16 Setembro 2015
O Papa Francisco concedeu duas entrevistas que cobriram um amplo espectro temático no domingo e na segunda-feira, debatendo tudo, desde a atual crise de refugiados que a Europa enfrenta até o motivo pelo qual convocou um Ano Santo da Misericórdia e de como ele quer enfrentar sua própria morte.
A reportagem é de Joshua J. McElwee, publicada por National Catholic Reporter, 14-09-2015. A tradução é de Isaque Gomes Correa.
No domingo, o pontífice falou à emissora de rádio argentina FM Milenium. Na segunda-feira, foi ao ar também uma longa entrevista dele com Aura Miguel, correspondente para o Vaticano da Rádio Renascença, sediada em Portugal.
Nesta segunda entrevista, o papa falou sobre a situação política na Europa, com observações, por vezes, bem-humoradas e profundamente pessoais sobre sua própria vida.
Num desses casos, Francisco diz ao entrevistador que vai ao confessionário a cada 15 a 20 dias, brincando a respeito de seu confessor: “Nunca tive de chamar uma ambulância para o levar de regresso, assustado com os meus pecados!”.

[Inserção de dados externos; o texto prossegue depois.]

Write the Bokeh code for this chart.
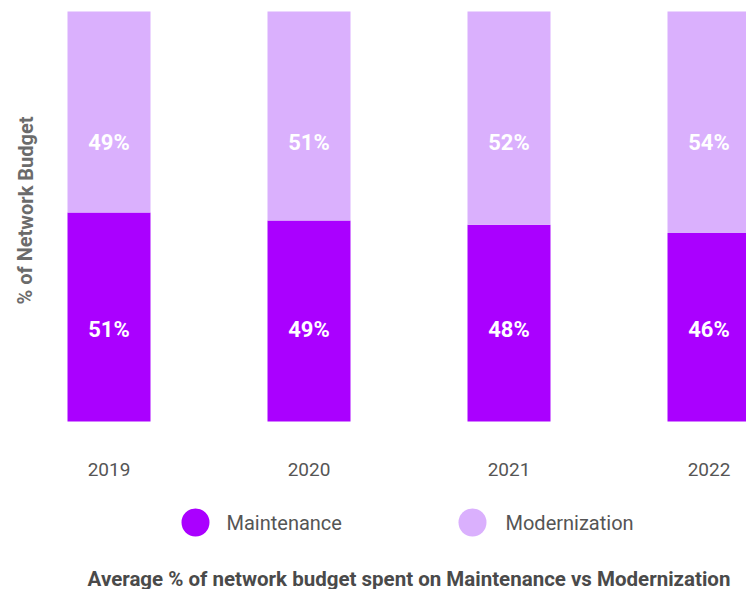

Em um outro momento pessoal, o papa é questionado sobre como se sente em relação à sua própria popularidade mundial.
“Muitas vezes me pergunto como será a minha cruz (…) As cruzes existem”, responde ele. “Não podemos vê-las, mas estão lá. E também Jesus, num certo momento, foi muito popular e, depois, acabou como acabou”.
“Consola-me uma coisa”, continuou, acrescentando que “São Pedro cometeu um pecado muito grave – renegar Jesus – e, depois, fizeram-no Papa”.
“Se com este pecado o fizeram Papa, com todos os que eu tenho, consolo-me, pois o Senhor cuidará de mim como cuidou de Pedro”, declarou. “Mas Pedro morreu crucificado, enquanto eu não sei como vou terminar. Que Ele decida, desde que me dê a paz, que Ele faça o que quiser”.
Entre as questões sobre as quais mais se falou durante a entrevista à rádio portuguesa estão a crise de refugiados e a visão papal de uma Igreja que corre o risco de ficar “acidentada” ao sair em busca daqueles que precisam.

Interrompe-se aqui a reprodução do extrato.